The company had, in 2017, announced that it plans to have data centers in South Africa. Overall, the multinational technology company has 54 cloud regions announced around the world.

Data Centers and Digital Transformation

The location of the new data centers in Africa

Map showing the location of the new data centers in South Africa

The new data centers in South Africa make Microsoft the first global provider to offer cloud services from data centers in Africa. The company aims to help in promoting digital transformation in Africa.

The location of the data centers in Africa means regional users are guaranteed of resilient cloud services, enhanced security, compliance needs, and data residency. Furthermore, the new data centers will help promote global investment, improve access to the Internet and cloud services in Africa, and increase business opportunities in the region.

Projections from IDC–International Data Corporation–indicate that adoption of the cloud services will generate around 112,000 jobs in South Africa—by end of 2022. The data centers will facilitate improved environment for building digital businesses. Nedbank for instance, plans to utilize Microsoft Azure to increase its agility, customer focus, and competitiveness.

Furthermore, Azure provides companies with data privacy and security. This makes it a suitable service for banks like Nedbank. The Peace Parks Foundation and eThekwini Water have also signed up with Microsoft for computing services.

Microsoft Azure

Microsoft Azure is a cloud computing service. It can be used for building, testing, managing, and deploying services and applications through Microsoft data centers. The service supports different tools, frameworks, and programming languages.

Users of Azure can enjoy instant computing resources on demand. In addition, businesses or individuals using the service do not have to build on-site data centers or have server cooling environments. Also Azure users do not endure maintenance costs, electricity costs, and use of floor space. As such, Azure brings down the costs of computing.

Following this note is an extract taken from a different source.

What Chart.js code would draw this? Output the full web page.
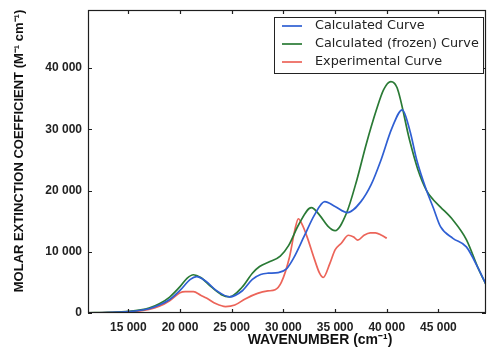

Microsoft’s Investment in Africa

Microsoft has a 30-year history of operations in Africa. With over 10,000 local partners on the continent, the new data centers in South Africa add to the company’s long list of investments in Africa. The expansive investments in Africa took a new direction with Microsoft’s launch of 4Africa Initiative in 2013.

The initiative seeks to facilitate the company’s engagement with startups, partners, and governments. The aim of these engagements is to help the youth develop locally relevant technology, 21st-century skills, and affordable access to the Internet.